No ignoramos que interactuar socialmente supone el reconocimiento, respeto, de normas y valores, en su diversidad, origen y validez. La “socialización” del individuo se construye y expresa mediante su “inserción según referencia, pertenencia y / o diferenciación, en distintos grupos sociales”. Pero no siempre la “dimensión valorativa” de dicha acción es la misma:
Mientras que la “puntualidad” es el “valor” construido por la disciplina de estar “a tiempo”, la “impuntualidad” es el “contravalor” surgido del descuido o negligencia para llegar “a tiempo”.
Es cierto que el ritmo acelerado del mundo moderno somete al hombre a un continuo ajetreo, situaciones imprevistas lo toman por sorpresa y lo dejan momentáneamente sin posibilidad de precisión de su tiempo. Estas situaciones ocasionales, de “impuntualidad involuntaria”, producen tensión en quien la vive, consciente que su tardanza perjudica a otros y su imagen se proyecta negativamente.
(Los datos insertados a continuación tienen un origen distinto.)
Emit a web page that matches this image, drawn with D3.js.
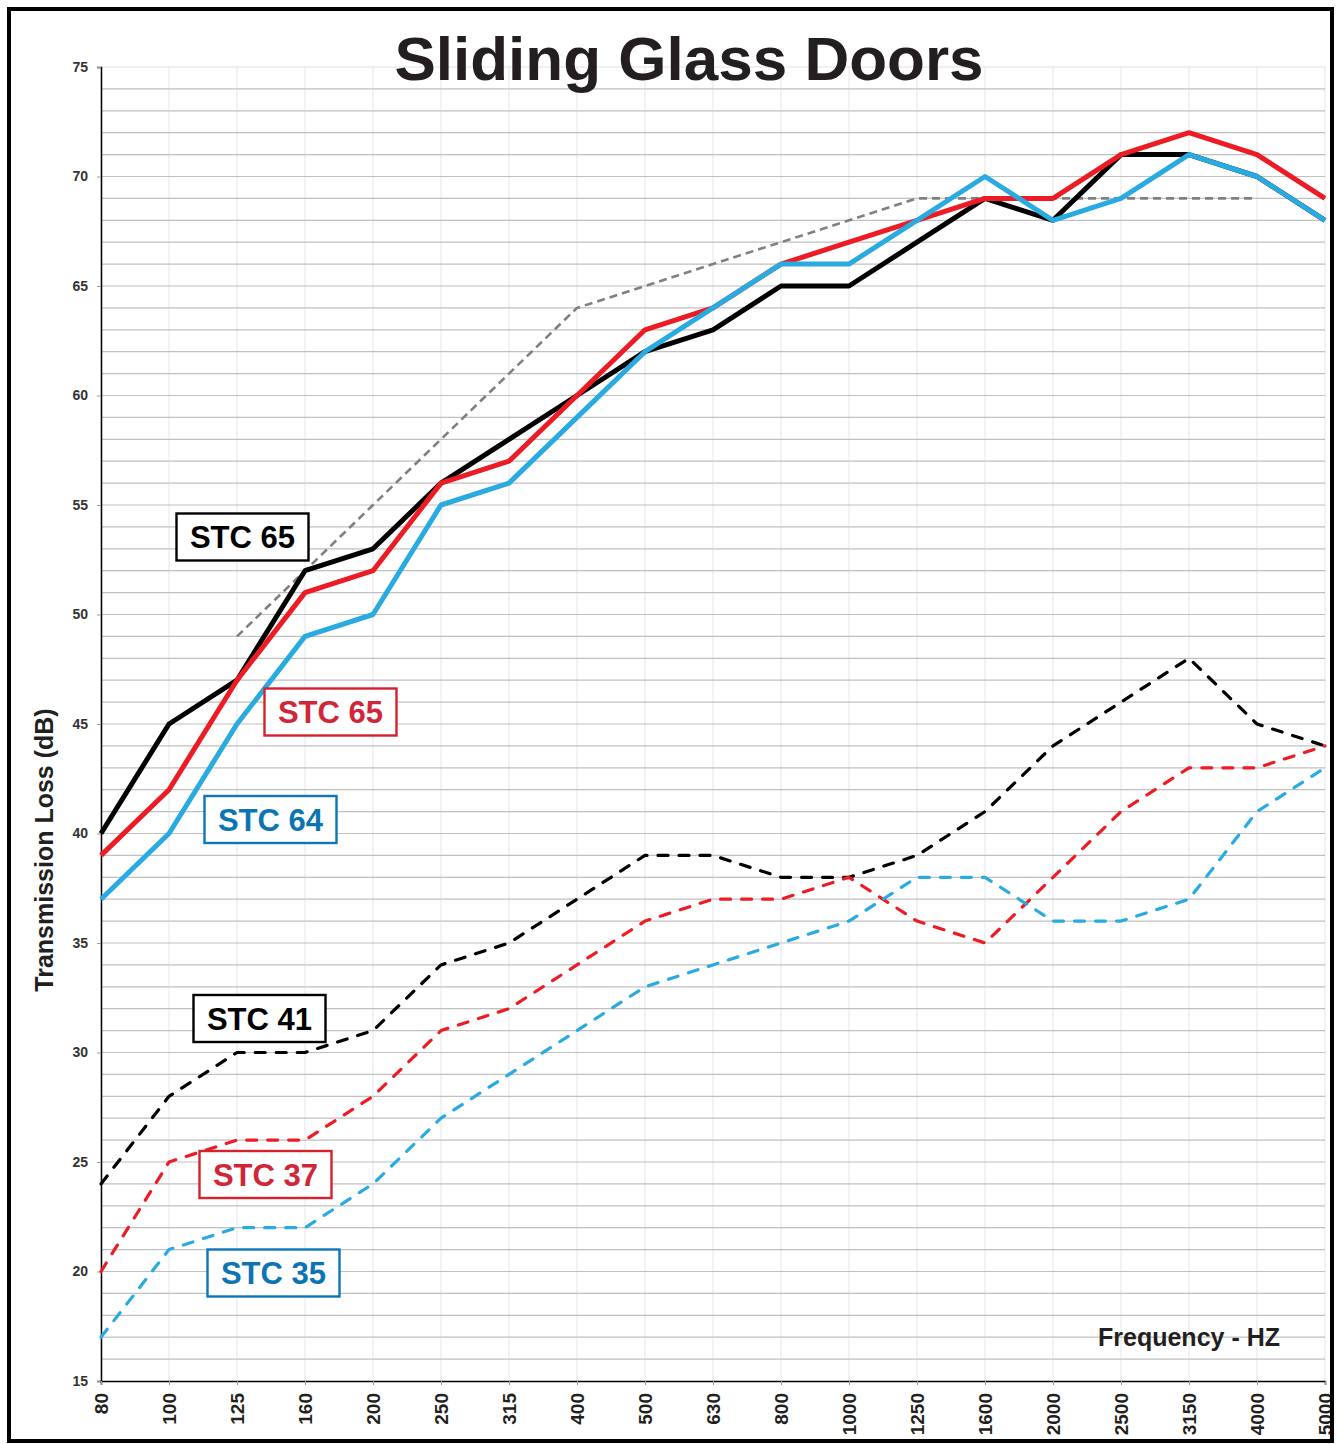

En cambio, la “impuntualidad voluntaria” es como el espejo de una “conducta narcisista” buscando ser el “centro de atención”. Que “los demás dependan o reparen en uno” es un manifiesto egocéntrico de irresponsabilidad e inmadurez. La tan famosa TARDANZA CAPRICHOSA juega con el respeto del quien espera incrédulo. ¿Asistieron alguna vez a una conferencia donde tuvieron que esperar al conferencista?.. Hasta suele pensarse que esa tipo de tardanza confiere distinción.
Algunas veces, una actitud costumbrista parece aceptar este tipo de conductas y compartirlas:
-¿A que hora nos encontramos?
-Alrededor de las ocho.
Amplia franja horaria que imprecisa los minutos que se van en espera.
Por favor... Ni pronto ni tarde. ¡A la hora en punto!, decía mi abuelita y se despertaba a las cinco y treinta de la mañana.
Vivimos una vida planificada. Las horas transcurren sujetas a un programa que hemos ido elaborando en nuestra dinámica cotidiana. Nuestro tiempo es valioso. El de los demás, también lo es.